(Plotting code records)
= = = =

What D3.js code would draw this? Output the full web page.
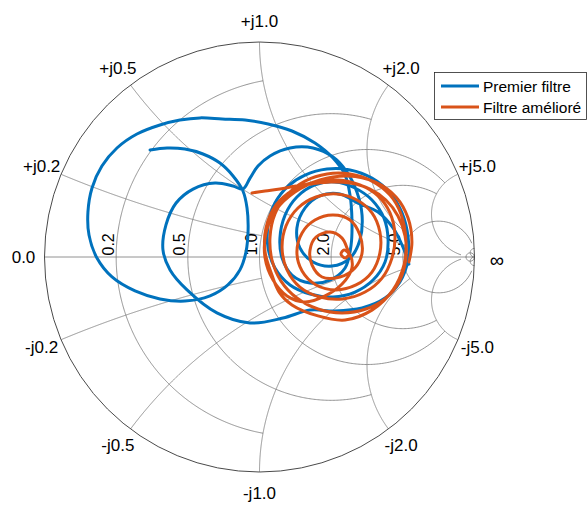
<!DOCTYPE html>
<html><head><meta charset="utf-8">
<script src="https://cdn.jsdelivr.net/npm/d3@7"></script>
<style>body{margin:0;background:#fff}</style>
</head><body>
<svg id="chart" width="588" height="507"></svg>
<script>
// Smith chart grid: values and the limits where each grid line stops
const gridValues = [0.2, 0.5, 1, 2, 5, 50];
const gridLimits = [1, 2, 5, 5, 30, Infinity];
const resistanceTicks = [0.2, 0.5, 1, 2, 5];
const resistanceLabels = ["0.2", "0.5", "1.0", "2.0", "5.0"];
const reactanceTicks = [0.2, 0.5, 1, 2, 5];
const reactanceLabelsPos = ["+j0.2", "+j0.5", "+j1.0", "+j2.0", "+j5.0"];
const reactanceLabelsNeg = ["-j0.2", "-j0.5", "-j1.0", "-j2.0", "-j5.0"];
const seriesNames = ["Premier filtre", "Filtre amélioré"];

const premierRe = [-0.509,-0.430,-0.347,-0.263,-0.184,-0.123,-0.077,-0.058,-0.053,-0.063,
  -0.091,-0.147,-0.230,-0.347,-0.463,-0.579,-0.686,-0.756,-0.793,-0.798,
  -0.779,-0.733,-0.663,-0.570,-0.463,-0.370,-0.277,-0.174,-0.067,0.040,
  0.151,0.258,0.342,0.398,0.421,0.430,0.426,0.398,0.328,0.235,
  0.151,0.105,0.095,0.119,0.174,0.258,0.351,0.444,0.523,0.579,
  0.598,0.584,0.528,0.444,0.342,0.235,0.142,0.072,0.040,0.040,
  0.072,0.133,0.212,0.314,0.421,0.523,0.607,0.663,0.691,0.691,
  0.653,0.584,0.477,0.351,0.235,0.109,-0.044,-0.198,-0.337,-0.416,
  -0.449,-0.435,-0.388,-0.309,-0.207,-0.123,-0.077,-0.044,-0.007,0.049,
  0.142,0.249,0.342,0.407,0.453,0.477,0.467,0.421,0.337,0.249,
  0.188,0.174,0.212,0.281,0.374,0.458,0.551,0.621,0.663,0.686,0.695];
const premierIm = [0.498,0.507,0.502,0.479,0.437,0.377,0.307,0.228,0.126,0.023,
  -0.060,-0.130,-0.181,-0.205,-0.195,-0.158,-0.093,-0.005,0.102,0.209,
  0.321,0.423,0.507,0.572,0.614,0.637,0.647,0.642,0.637,0.619,
  0.586,0.530,0.460,0.381,0.288,0.172,0.056,-0.051,-0.107,-0.121,
  -0.084,-0.005,0.088,0.195,0.279,0.335,0.349,0.321,0.265,0.181,
  0.079,-0.023,-0.107,-0.163,-0.186,-0.172,-0.130,-0.051,0.042,0.149,
  0.251,0.330,0.381,0.409,0.405,0.367,0.298,0.205,0.093,-0.014,
  -0.116,-0.191,-0.237,-0.251,-0.247,-0.284,-0.307,-0.260,-0.153,-0.060,
  0.033,0.149,0.251,0.316,0.344,0.330,0.316,0.367,0.423,0.470,
  0.507,0.507,0.465,0.395,0.302,0.195,0.079,-0.005,-0.042,-0.023,
  0.042,0.135,0.228,0.284,0.293,0.251,0.209,0.135,0.056,-0.005,-0.033];

const amelioreRe = [-0.035,0.026,0.095,0.170,0.244,0.328,0.421,0.514,0.588,0.644,
  0.677,0.681,0.653,0.588,0.495,0.384,0.272,0.174,0.100,0.058,
  0.049,0.072,0.128,0.212,0.314,0.421,0.523,0.607,0.658,0.681,
  0.672,0.621,0.523,0.398,0.272,0.151,0.091,0.058,0.026,0.030,
  0.077,0.156,0.258,0.365,0.467,0.551,0.607,0.630,0.616,0.570,
  0.491,0.388,0.281,0.188,0.128,0.105,0.123,0.179,0.263,0.360,
  0.453,0.523,0.560,0.560,0.523,0.449,0.356,0.263,0.198,0.174,
  0.198,0.258,0.342,0.421,0.467,0.477,0.444,0.374,0.291,0.244,
  0.235,0.263,0.328,0.384,0.407,0.416,0.398,0.379,0.393,0.421,
  0.430,0.384,0.305,0.212,0.128,0.063,0.026,0.030,0.077,0.165,
  0.281,0.412,0.537,0.635,0.691,0.709,0.695];
const amelioreIm = [0.298,0.307,0.316,0.330,0.340,0.349,0.344,0.316,0.265,0.191,
  0.098,-0.005,-0.107,-0.191,-0.242,-0.260,-0.242,-0.191,-0.112,-0.014,
  0.093,0.200,0.288,0.353,0.386,0.386,0.353,0.288,0.200,0.079,
  -0.037,-0.153,-0.247,-0.293,-0.274,-0.223,-0.163,-0.084,0.023,0.135,
  0.242,0.312,0.349,0.358,0.335,0.284,0.205,0.102,-0.005,-0.098,
  -0.163,-0.195,-0.186,-0.140,-0.060,0.042,0.144,0.228,0.279,0.293,
  0.265,0.205,0.116,0.019,-0.070,-0.130,-0.153,-0.130,-0.065,0.023,
  0.112,0.172,0.195,0.172,0.102,0.019,-0.051,-0.093,-0.093,-0.037,
  0.033,0.093,0.116,0.088,0.042,0.014,-0.005,0.014,0.033,0.009,
  -0.051,-0.126,-0.181,-0.209,-0.181,-0.107,-0.005,0.112,0.219,0.302,
  0.358,0.377,0.349,0.279,0.181,0.070,-0.023];

const colors = ["#0072BD", "#D95319"];

const svg = d3.select("#chart");
const cx = 259.5, cy = 257, R = 215;
const x = d3.scaleLinear().domain([-1, 1]).range([cx - R, cx + R]);
const y = d3.scaleLinear().domain([-1, 1]).range([cy + R, cy - R]);

function gamma(r, xi) {
  const d = (r + 1) * (r + 1) + xi * xi;
  return [(r * r - 1 + xi * xi) / d, (2 * xi) / d];
}
const line = d3.line().x(d => x(d[0])).y(d => y(d[1]));
const gridG = svg.append("g");
const N = 500;
const gridColor = "#777777";

// resistance circles
gridValues.forEach((v, i) => {
  const L = gridLimits[i];
  const a = Math.atan(L);
  const pts = d3.range(N + 1).map(k => gamma(v, Math.tan(-a + 2 * a * k / N)));
  gridG.append("path").attr("d", line(pts)).attr("fill", "none")
    .attr("stroke", gridColor).attr("stroke-width", 0.8);
});
// reactance arcs
gridValues.forEach((v, i) => {
  const L = gridLimits[i];
  const a = Math.atan(L);
  [1, -1].forEach(s => {
    const pts = d3.range(N + 1).map(k => gamma(Math.tan(a * k / N), s * v));
    gridG.append("path").attr("d", line(pts)).attr("fill", "none")
      .attr("stroke", gridColor).attr("stroke-width", 0.8);
  });
});
// real axis
gridG.append("line").attr("x1", x(-1)).attr("x2", x(1)).attr("y1", y(0)).attr("y2", y(0))
  .attr("stroke", gridColor).attr("stroke-width", 0.8);
// outer circle
gridG.append("circle").attr("cx", x(0)).attr("cy", y(0)).attr("r", x(1) - x(0))
  .attr("fill", "none").attr("stroke", "#4a4a4a").attr("stroke-width", 1);

// resistance labels
const font = "'Liberation Sans', Arial, Helvetica, sans-serif";
resistanceTicks.forEach((v, i) => {
  const g = gamma(v, 0);
  svg.append("text")
    .attr("transform", `translate(${x(g[0]) - 2.5},${y(0) - 1.5}) rotate(-90)`)
    .attr("font-family", font).attr("font-size", 16).attr("fill", "#000")
    .text(resistanceLabels[i]);
});

// reactance labels around the rim
const labR = R + 21;
function rimLabel(ang, txt, dy, fs) {
  svg.append("text")
    .attr("x", cx + labR * Math.cos(ang) + (fs ? 1.5 : 0)).attr("y", cy - labR * Math.sin(ang) + (dy || 0))
    .attr("text-anchor", "middle").attr("dominant-baseline", "central")
    .attr("font-family", font).attr("font-size", fs || 17).attr("fill", "#000")
    .text(txt);
}
reactanceTicks.forEach((v, i) => {
  const gp = gamma(0, v), gn = gamma(0, -v);
  rimLabel(Math.atan2(gp[1], gp[0]), reactanceLabelsPos[i]);
  rimLabel(Math.atan2(gn[1], gn[0]), reactanceLabelsNeg[i]);
});
rimLabel(Math.PI, "0.0");
rimLabel(0, "∞", 3, 20);

// data curves
const curve = d3.line().x(d => x(d[0])).y(d => y(d[1])).curve(d3.curveCatmullRom.alpha(0.5));
const series = [
  premierRe.map((r, i) => [r, premierIm[i]]),
  amelioreRe.map((r, i) => [r, amelioreIm[i]])
];
series.forEach((s, i) => {
  svg.append("path").attr("d", curve(s)).attr("fill", "none")
    .attr("stroke", colors[i]).attr("stroke-width", 3)
    .attr("stroke-linejoin", "round").attr("stroke-linecap", "round");
});

// legend
const lg = svg.append("g").attr("transform", "translate(434,72)");
lg.append("rect").attr("x", 0.5).attr("y", 0.5).attr("width", 152).attr("height", 47)
  .attr("fill", "#fff").attr("stroke", "#262626").attr("stroke-width", 0.8);
seriesNames.forEach((n, i) => {
  const yy = 14 + i * 21;
  lg.append("line").attr("x1", 7).attr("x2", 45).attr("y1", yy).attr("y2", yy)
    .attr("stroke", colors[i]).attr("stroke-width", 3);
  lg.append("text").attr("x", 49).attr("y", yy).attr("dominant-baseline", "central")
    .attr("font-family", font).attr("font-size", 15.5).attr("fill", "#000").text(n);
});
</script>
</body></html>
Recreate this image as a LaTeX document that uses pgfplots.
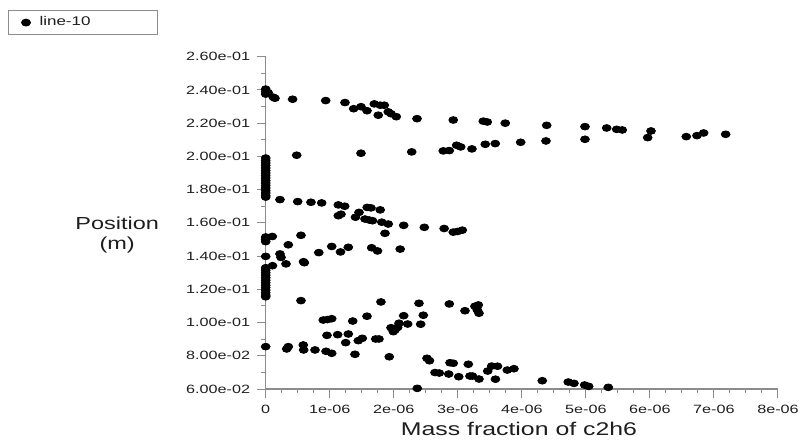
\documentclass[border=0pt]{standalone}
\usepackage{fontspec}
\setmainfont{Liberation Sans}[FakeStretch=1.35]
\usepackage{pgfplots}
\pgfplotsset{compat=1.18}
\definecolor{axisgray}{RGB}{140,140,140}
\definecolor{txt}{RGB}{30,30,30}
\pgfplotstableread{
x y
0 0.2405
0 0.2390
0 0.2375
4e-8 0.2383
1.19e-7 0.2356
1.45e-7 0.2350
0.420e-6 0.2344
0.937e-6 0.2336
1.238e-6 0.2324
1.374e-6 0.2287
1.488e-6 0.2299
1.582e-6 0.2275
1.696e-6 0.2316
1.789e-6 0.2308
1.852e-6 0.2308
1.758e-6 0.2248
1.914e-6 0.2268
1.957e-6 0.2257
2.039e-6 0.2239
2.363e-6 0.2227
2.929e-6 0.2219
3.398e-6 0.2212
3.460e-6 0.2207
3.741e-6 0.2200
4.388e-6 0.2187
4.986e-6 0.2179
5.325e-6 0.2171
5.481e-6 0.2163
5.568e-6 0.2159
6.017e-6 0.2153
5.965e-6 0.2113
6.568e-6 0.2119
6.735e-6 0.2125
6.839e-6 0.2141
7.183e-6 0.2133
0.484e-6 0.2007
1.488e-6 0.2019
2.280e-6 0.2027
2.773e-6 0.2033
2.867e-6 0.2035
2.982e-6 0.2067
3.045e-6 0.2057
3.221e-6 0.2045
3.429e-6 0.2073
3.585e-6 0.2077
3.982e-6 0.2085
4.377e-6 0.2093
4.986e-6 0.2103
0 0.1990
0 0.1975
0 0.1960
0 0.1945
0 0.1930
0 0.1915
0 0.1900
0 0.1885
0 0.1870
0 0.1855
0 0.1840
0 0.1825
0 0.1810
0 0.1795
0 0.1780
0 0.1765
0 0.1755
0.223e-6 0.1740
0.500e-6 0.1728
0.707e-6 0.1724
0.874e-6 0.1720
1.134e-6 0.1708
1.234e-6 0.1700
1.134e-6 0.1643
1.176e-6 0.1652
1.402e-6 0.1634
1.457e-6 0.1663
1.585e-6 0.1693
1.644e-6 0.1690
1.788e-6 0.1678
1.551e-6 0.1623
1.616e-6 0.1617
1.668e-6 0.1613
1.813e-6 0.1604
1.914e-6 0.1593
2.155e-6 0.1585
2.477e-6 0.1573
2.787e-6 0.1566
2.929e-6 0.1544
2.995e-6 0.1548
3.070e-6 0.1556
1.863e-6 0.1537
0 0.1515
0.103e-6 0.1518
0 0.1500
0 0.1487
0.551e-6 0.1525
0.353e-6 0.1468
0 0.1398
0.223e-6 0.1413
0.239e-6 0.1392
0.317e-6 0.1353
0.106e-6 0.1342
0.590e-6 0.1366
0.603e-6 0.1360
0.829e-6 0.1421
1.031e-6 0.1458
1.168e-6 0.1425
1.290e-6 0.1453
1.655e-6 0.1450
1.746e-6 0.1431
2.100e-6 0.1442
0 0.1330
0 0.1315
0 0.1300
0 0.1285
0 0.1270
0 0.1255
0 0.1240
0 0.1225
0 0.1210
0 0.1195
0 0.1180
0 0.1165
0 0.1155
0.551e-6 0.1132
1.800e-6 0.1124
2.394e-6 0.1116
2.867e-6 0.1112
3.112e-6 0.1071
3.268e-6 0.1098
3.320e-6 0.1106
3.304e-6 0.1076
3.331e-6 0.1056
0.899e-6 0.1015
0.965e-6 0.1018
1.031e-6 0.1023
1.359e-6 0.1009
1.582e-6 0.1038
2.155e-6 0.1041
2.461e-6 0.1044
2.420e-6 0.0990
1.957e-6 0.0969
2.019e-6 0.0955
2.082e-6 0.0996
2.061e-6 0.0971
2.217e-6 0.0991
1.993e-6 0.0945
0.957e-6 0.0923
1.124e-6 0.0927
1.290e-6 0.0931
1.249e-6 0.0879
1.446e-6 0.0891
1.508e-6 0.0905
1.718e-6 0.0901
1.769e-6 0.0901
0 0.0855
0.328e-6 0.0841
0.353e-6 0.0855
0.587e-6 0.0865
0.593e-6 0.0835
0.770e-6 0.0835
0.942e-6 0.0827
1.031e-6 0.0815
1.394e-6 0.0809
1.930e-6 0.0794
2.519e-6 0.0785
2.558e-6 0.0770
2.644e-6 0.0699
2.711e-6 0.0696
2.858e-6 0.0690
2.878e-6 0.0758
2.929e-6 0.0755
3.014e-6 0.0674
3.164e-6 0.0749
3.190e-6 0.0678
3.229e-6 0.0678
3.331e-6 0.0660
3.467e-6 0.0708
3.529e-6 0.0738
3.620e-6 0.0737
3.588e-6 0.0659
3.773e-6 0.0714
3.877e-6 0.0722
4.319e-6 0.0650
4.725e-6 0.0642
4.814e-6 0.0634
4.981e-6 0.0624
5.044e-6 0.0616
5.350e-6 0.0610
2.367e-6 0.0604
}\linedata
\begin{document}
\begin{tikzpicture}
\useasboundingbox (0,0) rectangle (400pt,223pt);
\begin{axis}[
  at={(132.85pt,28.5pt)}, anchor=south west,
  scale only axis, width=256.15pt, height=166.15pt,
  xmin=0, xmax=8e-6, ymin=0.06, ymax=0.26,
  axis x line=bottom, axis y line=left,
  axis line style={-, draw=axisgray, line width=0.7pt},
  clip=false,
  scaled x ticks=false, scaled y ticks=false,
  xtick={0,1e-6,2e-6,3e-6,4e-6,5e-6,6e-6,7e-6,8e-6},
  xticklabels={0,1e-06,2e-06,3e-06,4e-06,5e-06,6e-06,7e-06,8e-06},
  ytick={0.06,0.08,0.10,0.12,0.14,0.16,0.18,0.20,0.22,0.24,0.26},
  yticklabels={6.00e-02,8.00e-02,1.00e-01,1.20e-01,1.40e-01,1.60e-01,1.80e-01,2.00e-01,2.20e-01,2.40e-01,2.60e-01},
  minor x tick num=3, minor y tick num=1,
  tick align=outside,
  major tick length=4.3pt, minor tick length=2.2pt,
  tick style={draw=axisgray, line width=0.5pt},
  ticklabel style={font=\fontsize{6}{7}\selectfont, text=txt},
  xlabel={Mass fraction of c2h6},
  ylabel={Position\\(m)},
  every axis x label/.style={at={(axis description cs:0.4944,-0.1204)}, anchor=center, font=\fontsize{9.2}{10}\selectfont, text=txt},
  every axis y label/.style={at={(axis description cs:-0.290,0.4634)}, anchor=center, align=center, font=\fontsize{8.7}{10}\selectfont, text=txt},
  legend style={at={(axis description cs:-0.503,1.1405)}, anchor=north west, draw=axisgray, line width=0.5pt, font=\fontsize{6.3}{7}\selectfont, text=txt, inner xsep=2pt, inner ysep=1pt},
  legend cell align=left,
  legend image code/.code={\path (0pt,0pt) (11pt,0pt); \draw[#1] plot coordinates {(6.5pt,0pt)};},
]
\addplot[only marks, mark=*, mark size=1.7pt, mark options={xscale=1.3, fill=black, draw=black}] table[x=x,y=y] {\linedata};
\addlegendentry{\makebox[55pt][l]{line-10}}
\end{axis}
\end{tikzpicture}
\end{document}
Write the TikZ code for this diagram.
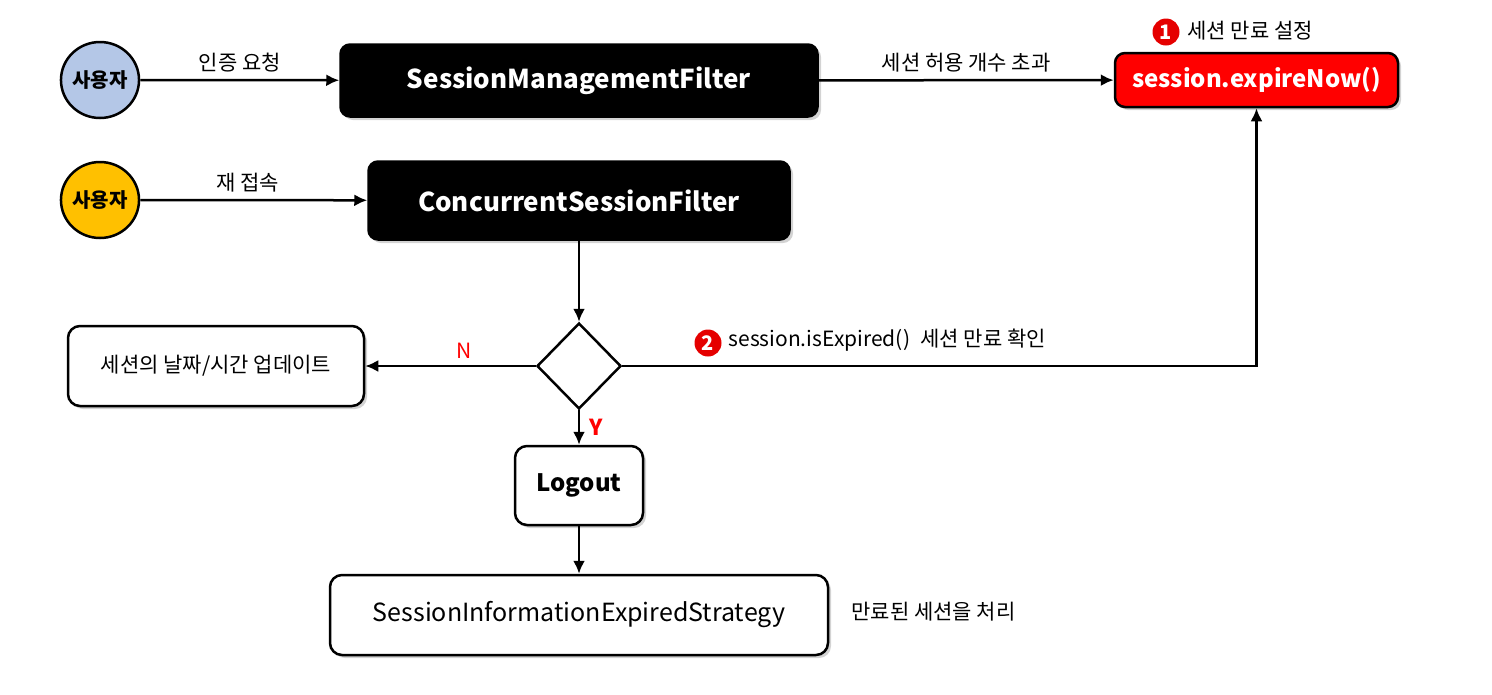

= = = =

▸ **Requirements**: Lines of the material that contain the word "this" are to be gathered.

▸ **Full solution**:
What D3.js code would draw this? Output the full web page.
Recreate this image as a LaTeX document that uses pgfplots.
Write the TikZ code for this diagram.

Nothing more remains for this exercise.